*Problem to work on*. Each entry below must be repeated exactly, with pictures left out.

(Stored entries)
──────────────────────────────

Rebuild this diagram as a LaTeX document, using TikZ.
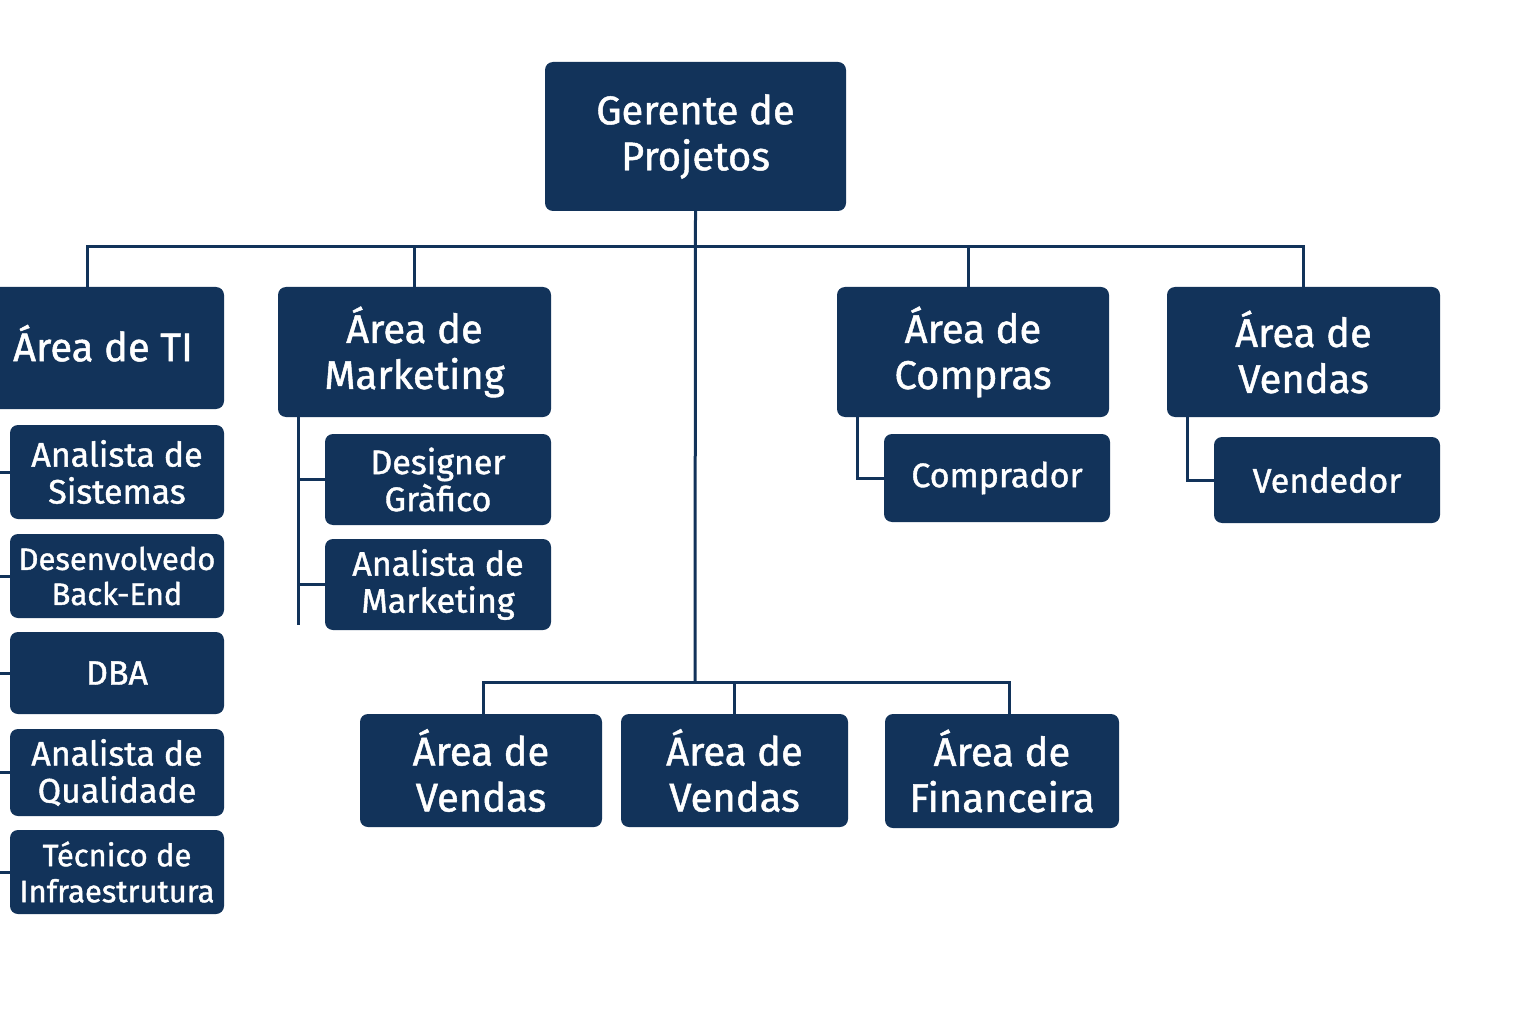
\documentclass[tikz,border=0pt]{standalone}
\usepackage{fontspec}
\setmainfont{Fira Sans}[FakeBold=1.2]
\definecolor{navy}{HTML}{12335A}
\tikzset{
  unit/.style={fill=navy, rounded corners=8pt, text=white, align=center, inner sep=0pt, font=\fontsize{40}{46}\selectfont},
  role/.style={unit, font=\fontsize{34}{37}\selectfont},
  link/.style={draw=navy, line width=3pt},
}

\begin{document}
\begin{tikzpicture}[x=1pt, y=-1pt]
\useasboundingbox (0,0) rectangle (1536,1024);

\node[unit, minimum width=301, minimum height=149] (gerente) at (695.5,136.5) {Gerente de\\Projetos};

\node[unit, minimum width=242, minimum height=122, text depth=10pt] (ti) at (103,348) {Área de TI};
\node[unit, minimum width=273, minimum height=130] (marketing) at (414.5,352) {Área de\\Marketing};
\node[unit, minimum width=272, minimum height=130] (compras) at (973,352) {Área de\\Compras};
\node[unit, minimum width=273, minimum height=130] (vendas) at (1303.5,352) {Área de\\Vendas};

\node[role, minimum width=214, minimum height=94] (sistemas) at (117,472) {Analista de\\Sistemas};
\node[role, minimum width=214, minimum height=84, font=\fontsize{31}{35}\selectfont] (backend) at (117,576) {Desenvolvedo\\Back-End};
\node[role, minimum width=214, minimum height=82] (dba) at (117,673) {DBA};
\node[role, minimum width=214, minimum height=87] (qualidade) at (117,772.5) {Analista de\\Qualidade};
\node[role, minimum width=214, minimum height=84, font=\fontsize{31}{36}\selectfont] (infra) at (117,872) {Técnico de\\Infraestrutura};

\node[role, minimum width=226, minimum height=91] (designer) at (438,479.5) {Designer\\Gràfico};
\node[role, minimum width=226, minimum height=91] (analistamkt) at (438,584.5) {Analista de\\Marketing};

\node[role, minimum width=226, minimum height=88] (comprador) at (997,478) {Comprador};
\node[role, minimum width=226, minimum height=86] (vendedor) at (1327,480) {Vendedor};

\node[unit, minimum width=242, minimum height=113] (vendasA) at (481,770.5) {Área de\\Vendas};
\node[unit, minimum width=227, minimum height=113] (vendasB) at (734.5,770.5) {Área de\\Vendas};
\node[unit, minimum width=234, minimum height=114] (financeira) at (1002,771) {Área de\\Financeira};

\coordinate (topbus) at (695,247);
\coordinate (lowbus) at (695,683);
\coordinate (tibus) at (-6,409);
\coordinate (mktbus) at ([xshift=21pt]marketing.south west);

% upper level
\draw[link] (gerente.south) -- (lowbus);
\draw[link] ([xshift=-16pt]ti.north) -- ++(0,-40) -| (vendas.north);
\draw[link] (marketing.north) -- (marketing.north |- topbus);
\draw[link] ([xshift=-5pt]compras.north) -- ([xshift=-5pt]compras.north |- topbus);

% lower level
\draw[link] ([xshift=2pt]vendasA.north) -- ++(0,-31) -| ([xshift=7pt]financeira.north);
\draw[link] (vendasB.north) -- (vendasB.north |- lowbus);

% teams
\draw[link] (tibus) -- ++(0,470);
\foreach \n in {sistemas, backend, dba, qualidade, infra}
  \draw[link] (\n.west) -- (\n.west -| tibus);
\draw[link] (mktbus) -- ++(0,208);
\foreach \n in {designer, analistamkt}
  \draw[link] (\n.west) -- (\n.west -| mktbus);
\draw[link] ([xshift=21pt]compras.south west) |- (comprador.west);
\draw[link] ([xshift=21pt]vendas.south west) |- (vendedor.west);
\end{tikzpicture}
\end{document}
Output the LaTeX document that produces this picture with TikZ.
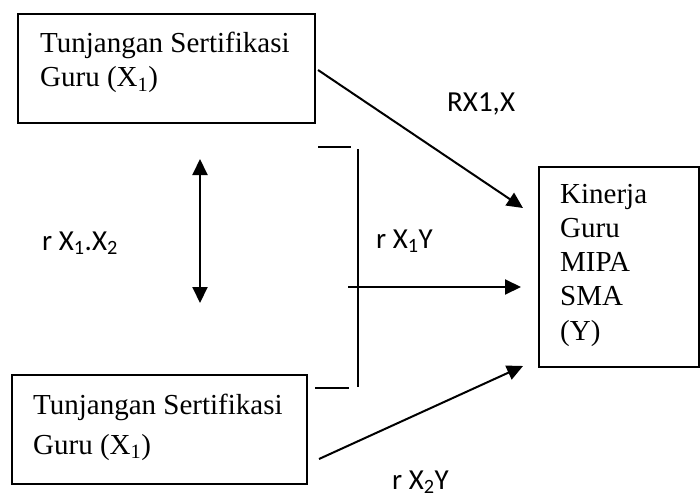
\documentclass[tikz,border=0pt]{standalone}
\usepackage{fontspec}
\setmainfont{Liberation Serif}
\newfontfamily\calfont{Carlito}
\usetikzlibrary{arrows.meta}
\tikzset{
  boxnode/.style={draw, line width=2pt, rectangle, inner sep=0pt},
  txt/.style={anchor=base west, inner sep=0pt, font=\fontsize{29}{34}\selectfont},
  lbl/.style={anchor=base west, inner sep=0pt, font=\calfont\fontsize{29}{34}\selectfont},
  conn/.style={line width=2pt, -{Triangle[length=16pt,width=15pt]}},
  dconn/.style={line width=2pt, {Triangle[length=16pt,width=15pt]}-{Triangle[length=16pt,width=15pt]}},
  brk/.style={line width=1.8pt}
}
\begin{document}
\begin{tikzpicture}[x=1pt,y=-1pt]
\useasboundingbox (0,0) rectangle (700,500);
% boxes
\node[boxnode, minimum width=297pt, minimum height=109pt] (x1) at (166.5,68.5) {};
\node[boxnode, minimum width=295pt, minimum height=109pt] (x2) at (159.5,429.5) {};
\node[boxnode, minimum width=160pt, minimum height=200pt] (y) at (619,267) {};
% box texts
\node[txt] (x1a) at (40,53) {Tunjangan Sertifikasi};
\node[txt] (x1b) at (40,87) {Guru (X\textsubscript{1})};
\node[txt] (x2a) at (33,414) {Tunjangan Sertifikasi};
\node[txt] (x2b) at (33,454) {Guru (X\textsubscript{1})};
\node[txt] (ya) at (560,203) {Kinerja};
\node[txt] (yb) at (560,237) {Guru};
\node[txt] (yc) at (560,271) {MIPA};
\node[txt] (yd) at (560,305) {SMA};
\node[txt] (ye) at (560,340) {(Y)};
% labels
\node[lbl] (l1) at (447,111) {RX1,X};
\node[lbl] (l2) at (42,250) {r X\textsubscript{1}.X\textsubscript{2}};
\node[lbl] (l3) at (376,248) {r X\textsubscript{1}Y};
\node[lbl] (l4) at (392,489) {r X\textsubscript{2}Y};
% connector end points
\coordinate (a1s) at (318,70);
\coordinate (a1e) at (523,208);
\coordinate (a2s) at (348,287);
\coordinate (a2e) at (521,287);
\coordinate (a3s) at (319,459);
\coordinate (a3e) at (523,366);
\coordinate (dtop) at (200,159);
\coordinate (dbot) at (200,303);
% bracket
\coordinate (b1) at (318,147);
\coordinate (b2) at (351,147);
\coordinate (b3) at (358,149);
\coordinate (b4) at (358,387);
\coordinate (b5) at (315,388);
\coordinate (b6) at (349,388);
\draw[brk] (b1) -- (b2);
\draw[brk] (b3) -- (b4);
\draw[brk] (b5) -- (b6);
% arrows
\draw[conn] (a1s) -- (a1e);
\draw[conn] (a2s) -- (a2e);
\draw[conn] (a3s) -- (a3e);
\draw[dconn] (dbot) -- (dtop);
\end{tikzpicture}
\end{document}
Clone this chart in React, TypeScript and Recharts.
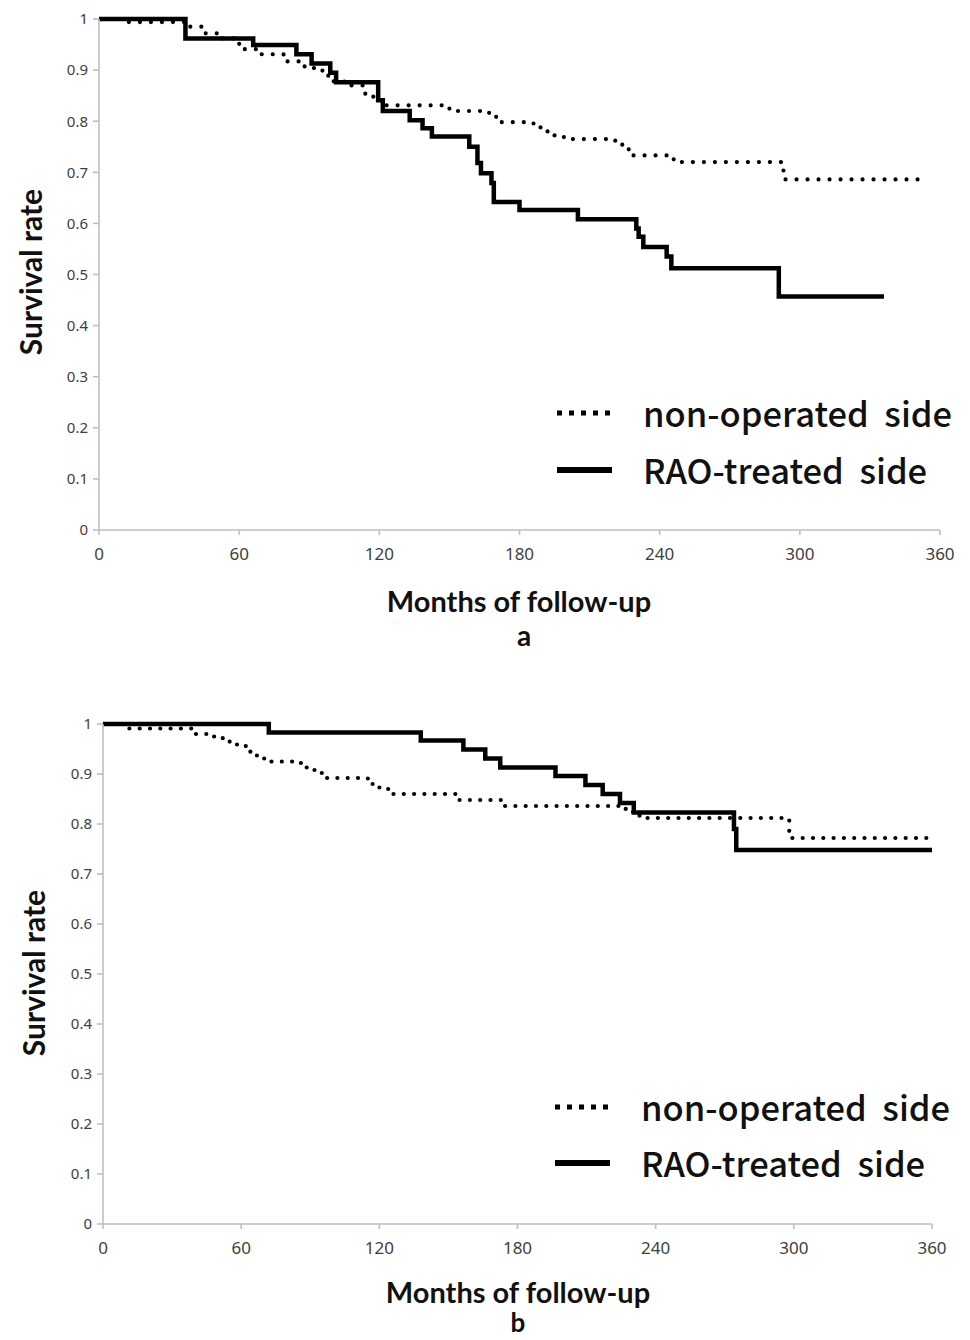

──────────────────────────────

*Full answer*.
Rebuild this diagram as a LaTeX document, using TikZ.
\documentclass[tikz,border=0pt]{standalone}
\usepackage{fontspec}
\setmainfont{Fira Sans}[FakeBold=1.2]
\definecolor{navy}{HTML}{12335A}
\tikzset{
  unit/.style={fill=navy, rounded corners=8pt, text=white, align=center, inner sep=0pt, font=\fontsize{40}{46}\selectfont},
  role/.style={unit, font=\fontsize{34}{37}\selectfont},
  link/.style={draw=navy, line width=3pt},
}

\begin{document}
\begin{tikzpicture}[x=1pt, y=-1pt]
\useasboundingbox (0,0) rectangle (1536,1024);

\node[unit, minimum width=301, minimum height=149] (gerente) at (695.5,136.5) {Gerente de\\Projetos};

\node[unit, minimum width=242, minimum height=122, text depth=10pt] (ti) at (103,348) {Área de TI};
\node[unit, minimum width=273, minimum height=130] (marketing) at (414.5,352) {Área de\\Marketing};
\node[unit, minimum width=272, minimum height=130] (compras) at (973,352) {Área de\\Compras};
\node[unit, minimum width=273, minimum height=130] (vendas) at (1303.5,352) {Área de\\Vendas};

\node[role, minimum width=214, minimum height=94] (sistemas) at (117,472) {Analista de\\Sistemas};
\node[role, minimum width=214, minimum height=84, font=\fontsize{31}{35}\selectfont] (backend) at (117,576) {Desenvolvedo\\Back-End};
\node[role, minimum width=214, minimum height=82] (dba) at (117,673) {DBA};
\node[role, minimum width=214, minimum height=87] (qualidade) at (117,772.5) {Analista de\\Qualidade};
\node[role, minimum width=214, minimum height=84, font=\fontsize{31}{36}\selectfont] (infra) at (117,872) {Técnico de\\Infraestrutura};

\node[role, minimum width=226, minimum height=91] (designer) at (438,479.5) {Designer\\Gràfico};
\node[role, minimum width=226, minimum height=91] (analistamkt) at (438,584.5) {Analista de\\Marketing};

\node[role, minimum width=226, minimum height=88] (comprador) at (997,478) {Comprador};
\node[role, minimum width=226, minimum height=86] (vendedor) at (1327,480) {Vendedor};

\node[unit, minimum width=242, minimum height=113] (vendasA) at (481,770.5) {Área de\\Vendas};
\node[unit, minimum width=227, minimum height=113] (vendasB) at (734.5,770.5) {Área de\\Vendas};
\node[unit, minimum width=234, minimum height=114] (financeira) at (1002,771) {Área de\\Financeira};

\coordinate (topbus) at (695,247);
\coordinate (lowbus) at (695,683);
\coordinate (tibus) at (-6,409);
\coordinate (mktbus) at ([xshift=21pt]marketing.south west);

% upper level
\draw[link] (gerente.south) -- (lowbus);
\draw[link] ([xshift=-16pt]ti.north) -- ++(0,-40) -| (vendas.north);
\draw[link] (marketing.north) -- (marketing.north |- topbus);
\draw[link] ([xshift=-5pt]compras.north) -- ([xshift=-5pt]compras.north |- topbus);

% lower level
\draw[link] ([xshift=2pt]vendasA.north) -- ++(0,-31) -| ([xshift=7pt]financeira.north);
\draw[link] (vendasB.north) -- (vendasB.north |- lowbus);

% teams
\draw[link] (tibus) -- ++(0,470);
\foreach \n in {sistemas, backend, dba, qualidade, infra}
  \draw[link] (\n.west) -- (\n.west -| tibus);
\draw[link] (mktbus) -- ++(0,208);
\foreach \n in {designer, analistamkt}
  \draw[link] (\n.west) -- (\n.west -| mktbus);
\draw[link] ([xshift=21pt]compras.south west) |- (comprador.west);
\draw[link] ([xshift=21pt]vendas.south west) |- (vendedor.west);
\end{tikzpicture}
\end{document}
Output the LaTeX document that produces this picture with TikZ.
\documentclass[tikz,border=0pt]{standalone}
\usepackage{fontspec}
\setmainfont{Liberation Serif}
\newfontfamily\calfont{Carlito}
\usetikzlibrary{arrows.meta}
\tikzset{
  boxnode/.style={draw, line width=2pt, rectangle, inner sep=0pt},
  txt/.style={anchor=base west, inner sep=0pt, font=\fontsize{29}{34}\selectfont},
  lbl/.style={anchor=base west, inner sep=0pt, font=\calfont\fontsize{29}{34}\selectfont},
  conn/.style={line width=2pt, -{Triangle[length=16pt,width=15pt]}},
  dconn/.style={line width=2pt, {Triangle[length=16pt,width=15pt]}-{Triangle[length=16pt,width=15pt]}},
  brk/.style={line width=1.8pt}
}
\begin{document}
\begin{tikzpicture}[x=1pt,y=-1pt]
\useasboundingbox (0,0) rectangle (700,500);
% boxes
\node[boxnode, minimum width=297pt, minimum height=109pt] (x1) at (166.5,68.5) {};
\node[boxnode, minimum width=295pt, minimum height=109pt] (x2) at (159.5,429.5) {};
\node[boxnode, minimum width=160pt, minimum height=200pt] (y) at (619,267) {};
% box texts
\node[txt] (x1a) at (40,53) {Tunjangan Sertifikasi};
\node[txt] (x1b) at (40,87) {Guru (X\textsubscript{1})};
\node[txt] (x2a) at (33,414) {Tunjangan Sertifikasi};
\node[txt] (x2b) at (33,454) {Guru (X\textsubscript{1})};
\node[txt] (ya) at (560,203) {Kinerja};
\node[txt] (yb) at (560,237) {Guru};
\node[txt] (yc) at (560,271) {MIPA};
\node[txt] (yd) at (560,305) {SMA};
\node[txt] (ye) at (560,340) {(Y)};
% labels
\node[lbl] (l1) at (447,111) {RX1,X};
\node[lbl] (l2) at (42,250) {r X\textsubscript{1}.X\textsubscript{2}};
\node[lbl] (l3) at (376,248) {r X\textsubscript{1}Y};
\node[lbl] (l4) at (392,489) {r X\textsubscript{2}Y};
% connector end points
\coordinate (a1s) at (318,70);
\coordinate (a1e) at (523,208);
\coordinate (a2s) at (348,287);
\coordinate (a2e) at (521,287);
\coordinate (a3s) at (319,459);
\coordinate (a3e) at (523,366);
\coordinate (dtop) at (200,159);
\coordinate (dbot) at (200,303);
% bracket
\coordinate (b1) at (318,147);
\coordinate (b2) at (351,147);
\coordinate (b3) at (358,149);
\coordinate (b4) at (358,387);
\coordinate (b5) at (315,388);
\coordinate (b6) at (349,388);
\draw[brk] (b1) -- (b2);
\draw[brk] (b3) -- (b4);
\draw[brk] (b5) -- (b6);
% arrows
\draw[conn] (a1s) -- (a1e);
\draw[conn] (a2s) -- (a2e);
\draw[conn] (a3s) -- (a3e);
\draw[dconn] (dbot) -- (dtop);
\end{tikzpicture}
\end{document}
Clone this chart in React, TypeScript and Recharts.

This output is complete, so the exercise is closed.